To this the witness did not reply, but instead stared at the nominee without expression until Bob Leffingwell went on.
“So you didn’t take the seminar,” he said. “You had a mental breakdown, and it’s your word against mine about these little revolutionary get-togethers of ours. Where was it you said we held them, Mr. Gelman?”
“At 2731 Carpenter Street,” Herbert Gelman said promptly. “On the second floor in that room on the left at the back.”
“You have a great talent for specific detail that might lend credibility, Mr. Gelman,” the nominee told him. “Perhaps it goes with a mind a little more—inventive, shall we say—than most. At 2731 Carpenter Street. You’re quite sure of that.”

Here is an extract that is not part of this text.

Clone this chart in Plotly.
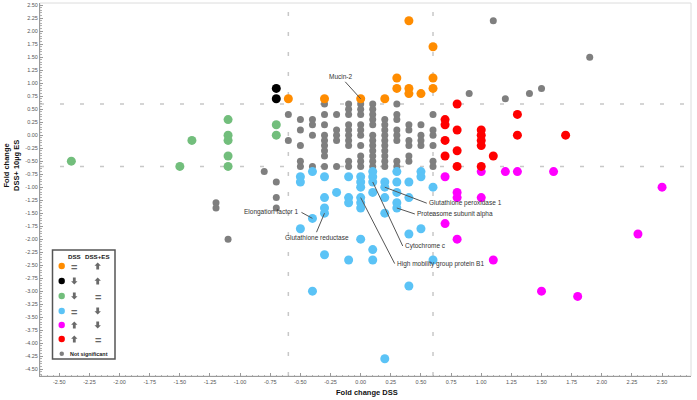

“Pretty sure,” Herbert Gelman said slowly. “Of course I might be mistaken in a digit or two—”
“Oh, no, Mr. Gelman,” Bob Leffingwell said quickly. “Don’t try to dodge, now, just because you can see what’s coming. And don’t ever admit the possibility of your being mistaken. Your whole case here rests on the fact that it’s your word against mine, and that you, at least, never lie, are never wrong, and are never mistaken....Mr. Chairman, I wonder if the distinguished Senator from Wyoming, Mr. Van Ackerman, might be permitted to tell the subcommittee what he has told me about this magic address of 2731 Carpenter Street?”